I think that implies that these are ‘skills’ to be learnt. I’m not so sure that applies here.

Confidence, to me, is an inner belief in your ability to successfully complete, or at least attempt, something. Confidence increases the more often you achieve the outcome of a task. You can train to do a particular activity, but confidence comes from doing it well. It is useful when tackling a problem, when faced with making a decision, and particularly for convincing others to follow your lead.

Motivation is the desire to complete the job at hand. It will see you overcome hurdles, push through obstacles, and do your absolute best to get to the end. It helps you learn from any perceived failure, and try a different approach if necessary.

Put the two together and you have a recipe for success: resilience.

Think about day-to-day activities you are really interested in doing, no matter how small they are. How do you feel when they are completed? Happy, proud, content, ambitious, challenged, enthused……? That’s your motivation, comes from your values, and varies from person to person.

Do you know what your values are? Probably, but we don’t tend to actively think of them. Take half an hour, maybe when out walking on your own, and have an honest conversation with yourself about what really matters in your life: family, friends, colleagues, health, wealth, religion, politics, sport, hobbies, pets……..

There are no right or wrong answers, but whatever you agree to go on your list are the triggers for your motivation. If what you intend to do has a positive impact on your values, then it matters.

Now, look ahead.

What does tomorrow, next week, next month or next year hold for you?
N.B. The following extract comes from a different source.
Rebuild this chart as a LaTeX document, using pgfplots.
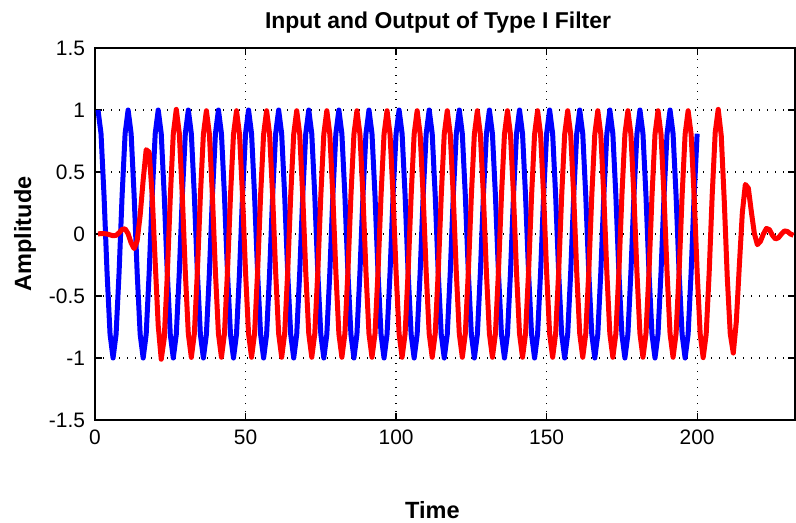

Set goals that stretch you, but are important to you (not what others think are important). If where you want to get to, who you want to be, or what you want to achieve are special to you, that’s the battle lines drawn.

Can you plan a route to get you there?

If what you want is a big ask, break it down into smaller bits. Take them in order, one at a time. Tick them off as you achieve them, bank as a confidence-builder and move onto the next stage, until the overall job is done. If it means enough to you, anything is possible.

Too often we hold ourselves back not through failure, but fear of failure.

Confidence and motivation are two huge drivers of personal progress. Without those, there is a risk that you will just drift: complacency becomes your enemy. Long term goals may end up being set aside for short term rewards.

Understanding your values, creates motivation. Being successful feeds confidence. In turn they build resilience, and to some extent also contribute to your happiness. Nothing beats being happy, one of the most powerful of motivators.

Whatever it is you love, find time and space for it.

Life is short. Make the most of it, confidently.

Not through a training course, but the course of your life.

Big decisions can be scary, but if your preferred outcome is something you really want, then go for it with confidence.

“Twenty years from now you will be more disappointed by the things that you didn’t do than by the ones you did do. So throw off the bowlines. Sail away from the safe harbor. Catch the trade winds in your sails. Explore. Dream. Discover.” Mark Twain.